Bu türden ‘post marketing’ odaklı araştırmaların profesyonel kurum-lara yaptırılması gerekir.
Marka ve ürün algılamalarındaki değişimler kısa aralıklarla ölçülür, psikolojik algılar analiz edilir. Buradaki temel motivasyon marka algısının ‘entropi’ye (düzensiz algılama ve aşınmaya karşı) dayanıklılığını test edip yenilenme ihtiyacını saptamaktır.
Üçüncü sıradaki araştırma ve ölçüm metodu ise aynı kurumdaki iki ayrı kutup tarafından yapılır. Amaç, tüketicilerin sadakat ve davranış biçimlerini saptayıp ortak olguları belirlemektir. Bu sistemde üretici şirketin pazarlama bölümünde yapılan çalışmalar diğer şirketler tarafından analiz edilir.
Böylece bir başka gözün bu analizleri teyit etmesi beklenir. Bu başka göz büyük olasılıkla pazarlama sürecinin son halkası olan dağıtım şirketleridir. Bayileri ve tüketicileri bir araya toplar; gözlemci olarak da üretici şirketleri davet eder. Ortaya çıkan sonuçlar pekiştirilir ya da düzeltilir.
MARKALARI TÜKETİCİLER YARATIR
Günümüzde bu önerileri en iyi uygulayanlar özellikle Japonlardır. Japonya’da geliştirilen ‘Kaizen’ sistemi yalnız üretime dönük özeni değil; tüketicide oluşan algının sürekli ölçülüp yenilenmesini amaçlar. Bu süreci sistemin geliştiricilerinden Masaaki Imai şöyle açıklıyor: “Üretimi ve markaları yaratan aslında tüketicilerdir. Tüketici anlık duygularıyla bir markayı yeni baştan yaratır ya da onu defterinden silip çıkarır.”

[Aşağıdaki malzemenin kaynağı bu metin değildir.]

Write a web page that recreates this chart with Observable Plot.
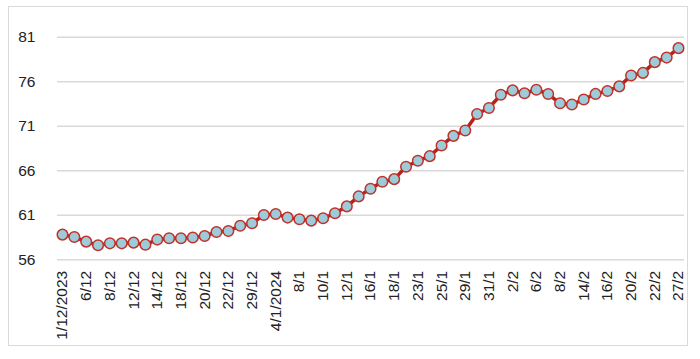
<!DOCTYPE html>
<html>
<head>
<meta charset="utf-8">
<script src="https://cdn.jsdelivr.net/npm/d3@7"></script>
<script src="https://cdn.jsdelivr.net/npm/@observablehq/plot@0.6"></script>
<style>
  html, body { margin: 0; padding: 0; background: #fff; }
  #wrap { position: relative; width: 700px; height: 359px; }
  #border { position: absolute; left: 8px; top: 6px; width: 678px; height: 338px; border: 1px solid #d9d9d9; pointer-events: none; }
</style>
</head>
<body>
<div id="wrap"><div id="border"></div><div id="chart"></div></div>
<script>
const dates = ["1/12/2023","4/12","6/12","7/12","8/12","11/12","12/12","13/12","14/12","15/12",
  "18/12","19/12","20/12","21/12","22/12","27/12","29/12","2/1","4/1/2024","5/1",
  "8/1","9/1","10/1","11/1","12/1","15/1","16/1","17/1","18/1","22/1",
  "23/1","24/1","25/1","26/1","29/1","30/1","31/1","1/2","2/2","5/2",
  "6/2","7/2","8/2","13/2","14/2","15/2","16/2","19/2","20/2","21/2",
  "22/2","26/2","27/2"];
const values = [58.83,58.56,58.04,57.63,57.85,57.85,57.93,57.70,58.27,58.42,
  58.42,58.50,58.67,59.12,59.24,59.82,60.10,61.03,61.15,60.74,
  60.55,60.40,60.66,61.22,62.00,63.12,63.98,64.77,65.06,66.45,
  67.12,67.64,68.84,69.92,70.52,72.38,73.05,74.54,75.03,74.70,
  75.10,74.62,73.58,73.45,74.00,74.63,74.96,75.48,76.70,76.99,
  78.20,78.71,79.77];
const yTicks = [56, 61, 66, 71, 76, 81];
const labelDates = dates.filter((d, i) => i % 2 === 0);

const data = dates.map((d, i) => ({date: d, value: values[i]}));

const chart = Plot.plot({
  width: 700,
  height: 359,
  marginLeft: 57,
  marginRight: 16,
  marginTop: 36.7,
  marginBottom: 99.7,
  style: {fontFamily: "Arial, 'Liberation Sans', sans-serif", background: "transparent"},
  x: {type: "point", domain: dates, padding: 0, insetLeft: 5, insetRight: 6, label: null},
  y: {domain: [56, 81], label: null},
  marks: [
    Plot.ruleY(yTicks, {stroke: "#d9d9d9", strokeWidth: 1.5}),
    Plot.axisY({ticks: yTicks, tickSize: 0, tickPadding: 22, fontSize: 15.5, fill: "#222", label: null}),
    Plot.axisX({ticks: labelDates, tickSize: 0, tickRotate: -90, tickPadding: 11, fontSize: 15.5, fill: "#222", label: null}),
    Plot.line(data, {x: "date", y: "value", stroke: "#B5221B", strokeWidth: 3.5}),
    Plot.dot(data, {x: "date", y: "value", r: 5.3, fill: "#9DCBDA", stroke: "#C0322A", strokeWidth: 1.5})
  ]
});
document.getElementById("chart").appendChild(chart);
</script>
</body>
</html>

Saygın markalar tüketicinin anlık nabızlarını ölçtükleri için büyüklüğü hak ederler. Sıradan şirketlerin hazırladığı planlar ise yarının tüketici eğilimlerini saptamaktan çok dünün ve bugünün problemlerini çözmeye yönelmiştir, işte bizim ‘Post Marketing’ dediğimiz kavramın içinde dün bugün ve yarının yer almamasının nedeni budur. Amaç daima geleceği anlayabilmektir.
Kavramlar üzerine söylenecek son söz haliyle şu oluyor: Sürekli geçmişe odaklanmak olası kirliliklerin içine dalmaktan başka bir şey getirmez. Çünkü ‘Post Marketing’ süreci bir adım ötesini hedef alan sürekli değişim ve yenilenme demektir. Değişim bir yerde biter ama her an ve her koşulda kendini yeniler. Bu sürecin gizemini pazarlamayı yönetenler değil, pazarlamaya liderlik yapanlar bilir. Başkalarının sonuçları gördüğü yerlerde onlar daima yeni bir başlangıcın ilk basamaklarını görürler. Tıpkı îskoçyalı şair George Gordon Byron’un (Lord Byron) ünlü cümlesi gibidir: “Geleceğin en büyük kâhini geçmişin bizatihi kendisidir.”